> GIVEN DATA:
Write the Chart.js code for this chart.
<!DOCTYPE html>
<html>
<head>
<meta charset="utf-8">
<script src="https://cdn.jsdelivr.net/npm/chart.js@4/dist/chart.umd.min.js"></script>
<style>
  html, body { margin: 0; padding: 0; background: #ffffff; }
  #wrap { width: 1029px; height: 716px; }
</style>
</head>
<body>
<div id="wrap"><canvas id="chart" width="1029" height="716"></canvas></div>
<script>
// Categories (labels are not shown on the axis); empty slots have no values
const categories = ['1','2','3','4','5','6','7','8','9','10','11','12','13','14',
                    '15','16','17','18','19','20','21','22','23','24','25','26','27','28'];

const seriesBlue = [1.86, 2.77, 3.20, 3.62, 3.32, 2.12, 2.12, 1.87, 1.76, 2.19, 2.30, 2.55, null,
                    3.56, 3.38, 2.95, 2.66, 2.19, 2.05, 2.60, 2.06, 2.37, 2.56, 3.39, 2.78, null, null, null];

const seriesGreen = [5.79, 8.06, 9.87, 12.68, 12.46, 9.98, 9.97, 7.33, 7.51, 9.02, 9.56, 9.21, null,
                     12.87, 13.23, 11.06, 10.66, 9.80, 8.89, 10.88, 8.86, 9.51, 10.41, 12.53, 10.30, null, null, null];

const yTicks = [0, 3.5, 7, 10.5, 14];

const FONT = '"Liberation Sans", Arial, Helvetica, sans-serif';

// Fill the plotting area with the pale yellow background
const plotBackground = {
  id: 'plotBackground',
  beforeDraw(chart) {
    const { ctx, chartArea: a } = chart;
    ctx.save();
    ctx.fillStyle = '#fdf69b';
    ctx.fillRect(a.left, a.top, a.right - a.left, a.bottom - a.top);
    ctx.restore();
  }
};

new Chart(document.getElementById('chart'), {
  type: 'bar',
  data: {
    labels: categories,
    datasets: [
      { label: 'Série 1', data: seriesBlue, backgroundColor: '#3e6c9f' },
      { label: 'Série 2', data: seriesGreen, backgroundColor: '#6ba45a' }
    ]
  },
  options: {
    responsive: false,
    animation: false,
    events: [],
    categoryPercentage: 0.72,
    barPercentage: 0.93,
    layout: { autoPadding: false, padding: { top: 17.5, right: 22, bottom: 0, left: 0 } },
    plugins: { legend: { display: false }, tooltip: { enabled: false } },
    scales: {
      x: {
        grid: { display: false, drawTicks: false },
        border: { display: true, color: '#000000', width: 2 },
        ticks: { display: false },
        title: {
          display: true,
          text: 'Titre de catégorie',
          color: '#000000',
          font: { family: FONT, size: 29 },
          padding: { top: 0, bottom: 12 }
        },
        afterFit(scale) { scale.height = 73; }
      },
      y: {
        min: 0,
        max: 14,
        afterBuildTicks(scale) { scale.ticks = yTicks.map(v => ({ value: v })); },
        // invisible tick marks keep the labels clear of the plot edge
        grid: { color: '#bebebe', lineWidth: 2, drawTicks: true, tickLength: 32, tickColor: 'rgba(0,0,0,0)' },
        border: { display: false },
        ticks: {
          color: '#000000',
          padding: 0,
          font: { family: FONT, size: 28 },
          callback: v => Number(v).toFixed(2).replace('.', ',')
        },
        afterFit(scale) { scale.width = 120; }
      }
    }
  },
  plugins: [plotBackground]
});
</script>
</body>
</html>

> WHAT THIS TASK INVOLVES: Using the data above, return each line exactly as written.

> OUTPUT BELOW:
Write the Chart.js code for this chart.
<!DOCTYPE html>
<html>
<head>
<meta charset="utf-8">
<script src="https://cdn.jsdelivr.net/npm/chart.js@4/dist/chart.umd.min.js"></script>
<style>
  html, body { margin: 0; padding: 0; background: #ffffff; }
  #wrap { width: 1029px; height: 716px; }
</style>
</head>
<body>
<div id="wrap"><canvas id="chart" width="1029" height="716"></canvas></div>
<script>
// Categories (labels are not shown on the axis); empty slots have no values
const categories = ['1','2','3','4','5','6','7','8','9','10','11','12','13','14',
                    '15','16','17','18','19','20','21','22','23','24','25','26','27','28'];

const seriesBlue = [1.86, 2.77, 3.20, 3.62, 3.32, 2.12, 2.12, 1.87, 1.76, 2.19, 2.30, 2.55, null,
                    3.56, 3.38, 2.95, 2.66, 2.19, 2.05, 2.60, 2.06, 2.37, 2.56, 3.39, 2.78, null, null, null];

const seriesGreen = [5.79, 8.06, 9.87, 12.68, 12.46, 9.98, 9.97, 7.33, 7.51, 9.02, 9.56, 9.21, null,
                     12.87, 13.23, 11.06, 10.66, 9.80, 8.89, 10.88, 8.86, 9.51, 10.41, 12.53, 10.30, null, null, null];

const yTicks = [0, 3.5, 7, 10.5, 14];

const FONT = '"Liberation Sans", Arial, Helvetica, sans-serif';

// Fill the plotting area with the pale yellow background
const plotBackground = {
  id: 'plotBackground',
  beforeDraw(chart) {
    const { ctx, chartArea: a } = chart;
    ctx.save();
    ctx.fillStyle = '#fdf69b';
    ctx.fillRect(a.left, a.top, a.right - a.left, a.bottom - a.top);
    ctx.restore();
  }
};

new Chart(document.getElementById('chart'), {
  type: 'bar',
  data: {
    labels: categories,
    datasets: [
      { label: 'Série 1', data: seriesBlue, backgroundColor: '#3e6c9f' },
      { label: 'Série 2', data: seriesGreen, backgroundColor: '#6ba45a' }
    ]
  },
  options: {
    responsive: false,
    animation: false,
    events: [],
    categoryPercentage: 0.72,
    barPercentage: 0.93,
    layout: { autoPadding: false, padding: { top: 17.5, right: 22, bottom: 0, left: 0 } },
    plugins: { legend: { display: false }, tooltip: { enabled: false } },
    scales: {
      x: {
        grid: { display: false, drawTicks: false },
        border: { display: true, color: '#000000', width: 2 },
        ticks: { display: false },
        title: {
          display: true,
          text: 'Titre de catégorie',
          color: '#000000',
          font: { family: FONT, size: 29 },
          padding: { top: 0, bottom: 12 }
        },
        afterFit(scale) { scale.height = 73; }
      },
      y: {
        min: 0,
        max: 14,
        afterBuildTicks(scale) { scale.ticks = yTicks.map(v => ({ value: v })); },
        // invisible tick marks keep the labels clear of the plot edge
        grid: { color: '#bebebe', lineWidth: 2, drawTicks: true, tickLength: 32, tickColor: 'rgba(0,0,0,0)' },
        border: { display: false },
        ticks: {
          color: '#000000',
          padding: 0,
          font: { family: FONT, size: 28 },
          callback: v => Number(v).toFixed(2).replace('.', ',')
        },
        afterFit(scale) { scale.width = 120; }
      }
    }
  },
  plugins: [plotBackground]
});
</script>
</body>
</html>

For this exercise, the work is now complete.